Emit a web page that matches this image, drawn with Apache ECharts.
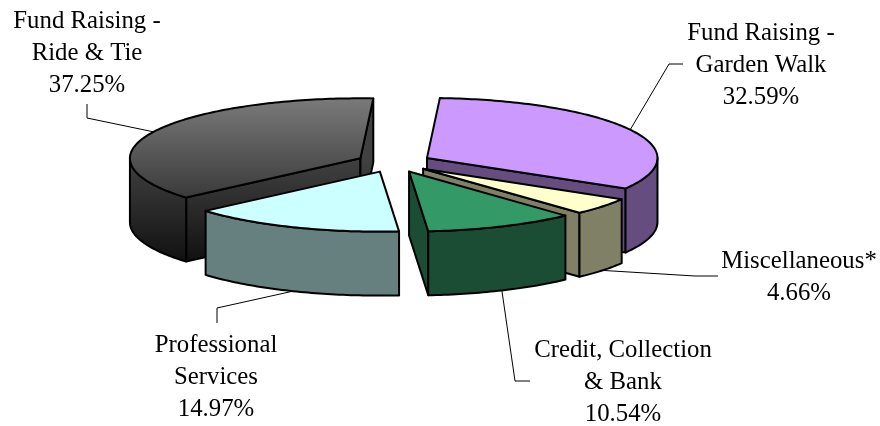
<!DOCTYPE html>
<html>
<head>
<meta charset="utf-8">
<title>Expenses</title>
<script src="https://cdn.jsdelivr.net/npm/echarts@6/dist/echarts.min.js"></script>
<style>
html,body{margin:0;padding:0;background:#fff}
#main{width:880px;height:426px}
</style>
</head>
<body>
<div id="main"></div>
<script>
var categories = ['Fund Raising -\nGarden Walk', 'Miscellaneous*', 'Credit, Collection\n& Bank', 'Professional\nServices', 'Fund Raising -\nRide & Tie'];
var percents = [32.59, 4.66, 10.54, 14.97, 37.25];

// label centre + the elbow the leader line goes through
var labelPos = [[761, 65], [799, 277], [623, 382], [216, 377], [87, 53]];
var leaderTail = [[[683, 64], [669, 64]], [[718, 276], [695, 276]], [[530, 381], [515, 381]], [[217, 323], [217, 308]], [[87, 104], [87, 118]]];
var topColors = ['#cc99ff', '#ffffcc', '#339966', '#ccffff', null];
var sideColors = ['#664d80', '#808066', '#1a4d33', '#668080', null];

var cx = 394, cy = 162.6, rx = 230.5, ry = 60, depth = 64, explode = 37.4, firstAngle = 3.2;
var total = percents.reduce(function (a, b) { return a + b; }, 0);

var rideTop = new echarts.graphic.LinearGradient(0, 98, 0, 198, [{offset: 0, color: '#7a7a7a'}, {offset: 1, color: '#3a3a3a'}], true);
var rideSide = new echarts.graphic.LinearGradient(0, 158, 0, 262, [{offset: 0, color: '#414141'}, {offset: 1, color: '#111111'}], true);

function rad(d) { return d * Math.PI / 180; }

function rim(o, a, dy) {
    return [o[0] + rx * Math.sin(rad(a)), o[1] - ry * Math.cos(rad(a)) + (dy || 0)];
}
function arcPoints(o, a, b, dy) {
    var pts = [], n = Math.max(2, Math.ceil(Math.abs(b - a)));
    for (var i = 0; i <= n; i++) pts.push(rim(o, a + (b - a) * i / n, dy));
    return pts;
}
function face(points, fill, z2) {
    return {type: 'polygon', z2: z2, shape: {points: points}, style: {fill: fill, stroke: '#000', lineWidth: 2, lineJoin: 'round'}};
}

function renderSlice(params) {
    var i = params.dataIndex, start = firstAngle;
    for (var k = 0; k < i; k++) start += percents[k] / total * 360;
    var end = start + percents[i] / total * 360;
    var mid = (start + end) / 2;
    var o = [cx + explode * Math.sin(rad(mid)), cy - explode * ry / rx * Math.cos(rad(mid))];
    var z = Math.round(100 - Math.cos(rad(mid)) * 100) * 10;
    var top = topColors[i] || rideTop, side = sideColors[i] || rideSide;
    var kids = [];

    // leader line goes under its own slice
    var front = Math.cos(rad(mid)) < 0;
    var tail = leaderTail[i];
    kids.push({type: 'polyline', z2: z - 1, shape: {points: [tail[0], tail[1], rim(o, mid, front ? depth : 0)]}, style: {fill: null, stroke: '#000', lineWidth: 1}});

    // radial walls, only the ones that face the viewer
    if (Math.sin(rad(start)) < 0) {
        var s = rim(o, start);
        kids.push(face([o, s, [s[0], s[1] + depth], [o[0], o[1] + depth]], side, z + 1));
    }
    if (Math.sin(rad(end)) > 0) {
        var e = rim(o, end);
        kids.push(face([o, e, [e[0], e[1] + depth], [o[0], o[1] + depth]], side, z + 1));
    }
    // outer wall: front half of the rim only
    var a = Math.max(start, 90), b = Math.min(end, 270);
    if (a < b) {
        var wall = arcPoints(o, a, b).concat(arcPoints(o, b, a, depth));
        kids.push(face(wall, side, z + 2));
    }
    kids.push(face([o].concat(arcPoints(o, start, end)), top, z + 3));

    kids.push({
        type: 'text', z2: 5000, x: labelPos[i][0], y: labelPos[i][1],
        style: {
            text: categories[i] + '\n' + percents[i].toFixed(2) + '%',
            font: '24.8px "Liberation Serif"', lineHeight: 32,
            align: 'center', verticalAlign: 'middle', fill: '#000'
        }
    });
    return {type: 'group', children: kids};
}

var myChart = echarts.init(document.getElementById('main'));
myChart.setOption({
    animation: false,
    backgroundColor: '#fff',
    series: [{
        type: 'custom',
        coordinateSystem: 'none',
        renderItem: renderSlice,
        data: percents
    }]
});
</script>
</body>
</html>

**DIRECTIONS FOR THIS TASK**:
Please write out all the data again word for word, but not the pictures.

**EXPECTED OUTPUT**:
Emit a web page that matches this image, drawn with Apache ECharts.
<!DOCTYPE html>
<html>
<head>
<meta charset="utf-8">
<title>Expenses</title>
<script src="https://cdn.jsdelivr.net/npm/echarts@6/dist/echarts.min.js"></script>
<style>
html,body{margin:0;padding:0;background:#fff}
#main{width:880px;height:426px}
</style>
</head>
<body>
<div id="main"></div>
<script>
var categories = ['Fund Raising -\nGarden Walk', 'Miscellaneous*', 'Credit, Collection\n& Bank', 'Professional\nServices', 'Fund Raising -\nRide & Tie'];
var percents = [32.59, 4.66, 10.54, 14.97, 37.25];

// label centre + the elbow the leader line goes through
var labelPos = [[761, 65], [799, 277], [623, 382], [216, 377], [87, 53]];
var leaderTail = [[[683, 64], [669, 64]], [[718, 276], [695, 276]], [[530, 381], [515, 381]], [[217, 323], [217, 308]], [[87, 104], [87, 118]]];
var topColors = ['#cc99ff', '#ffffcc', '#339966', '#ccffff', null];
var sideColors = ['#664d80', '#808066', '#1a4d33', '#668080', null];

var cx = 394, cy = 162.6, rx = 230.5, ry = 60, depth = 64, explode = 37.4, firstAngle = 3.2;
var total = percents.reduce(function (a, b) { return a + b; }, 0);

var rideTop = new echarts.graphic.LinearGradient(0, 98, 0, 198, [{offset: 0, color: '#7a7a7a'}, {offset: 1, color: '#3a3a3a'}], true);
var rideSide = new echarts.graphic.LinearGradient(0, 158, 0, 262, [{offset: 0, color: '#414141'}, {offset: 1, color: '#111111'}], true);

function rad(d) { return d * Math.PI / 180; }

function rim(o, a, dy) {
    return [o[0] + rx * Math.sin(rad(a)), o[1] - ry * Math.cos(rad(a)) + (dy || 0)];
}
function arcPoints(o, a, b, dy) {
    var pts = [], n = Math.max(2, Math.ceil(Math.abs(b - a)));
    for (var i = 0; i <= n; i++) pts.push(rim(o, a + (b - a) * i / n, dy));
    return pts;
}
function face(points, fill, z2) {
    return {type: 'polygon', z2: z2, shape: {points: points}, style: {fill: fill, stroke: '#000', lineWidth: 2, lineJoin: 'round'}};
}

function renderSlice(params) {
    var i = params.dataIndex, start = firstAngle;
    for (var k = 0; k < i; k++) start += percents[k] / total * 360;
    var end = start + percents[i] / total * 360;
    var mid = (start + end) / 2;
    var o = [cx + explode * Math.sin(rad(mid)), cy - explode * ry / rx * Math.cos(rad(mid))];
    var z = Math.round(100 - Math.cos(rad(mid)) * 100) * 10;
    var top = topColors[i] || rideTop, side = sideColors[i] || rideSide;
    var kids = [];

    // leader line goes under its own slice
    var front = Math.cos(rad(mid)) < 0;
    var tail = leaderTail[i];
    kids.push({type: 'polyline', z2: z - 1, shape: {points: [tail[0], tail[1], rim(o, mid, front ? depth : 0)]}, style: {fill: null, stroke: '#000', lineWidth: 1}});

    // radial walls, only the ones that face the viewer
    if (Math.sin(rad(start)) < 0) {
        var s = rim(o, start);
        kids.push(face([o, s, [s[0], s[1] + depth], [o[0], o[1] + depth]], side, z + 1));
    }
    if (Math.sin(rad(end)) > 0) {
        var e = rim(o, end);
        kids.push(face([o, e, [e[0], e[1] + depth], [o[0], o[1] + depth]], side, z + 1));
    }
    // outer wall: front half of the rim only
    var a = Math.max(start, 90), b = Math.min(end, 270);
    if (a < b) {
        var wall = arcPoints(o, a, b).concat(arcPoints(o, b, a, depth));
        kids.push(face(wall, side, z + 2));
    }
    kids.push(face([o].concat(arcPoints(o, start, end)), top, z + 3));

    kids.push({
        type: 'text', z2: 5000, x: labelPos[i][0], y: labelPos[i][1],
        style: {
            text: categories[i] + '\n' + percents[i].toFixed(2) + '%',
            font: '24.8px "Liberation Serif"', lineHeight: 32,
            align: 'center', verticalAlign: 'middle', fill: '#000'
        }
    });
    return {type: 'group', children: kids};
}

var myChart = echarts.init(document.getElementById('main'));
myChart.setOption({
    animation: false,
    backgroundColor: '#fff',
    series: [{
        type: 'custom',
        coordinateSystem: 'none',
        renderItem: renderSlice,
        data: percents
    }]
});
</script>
</body>
</html>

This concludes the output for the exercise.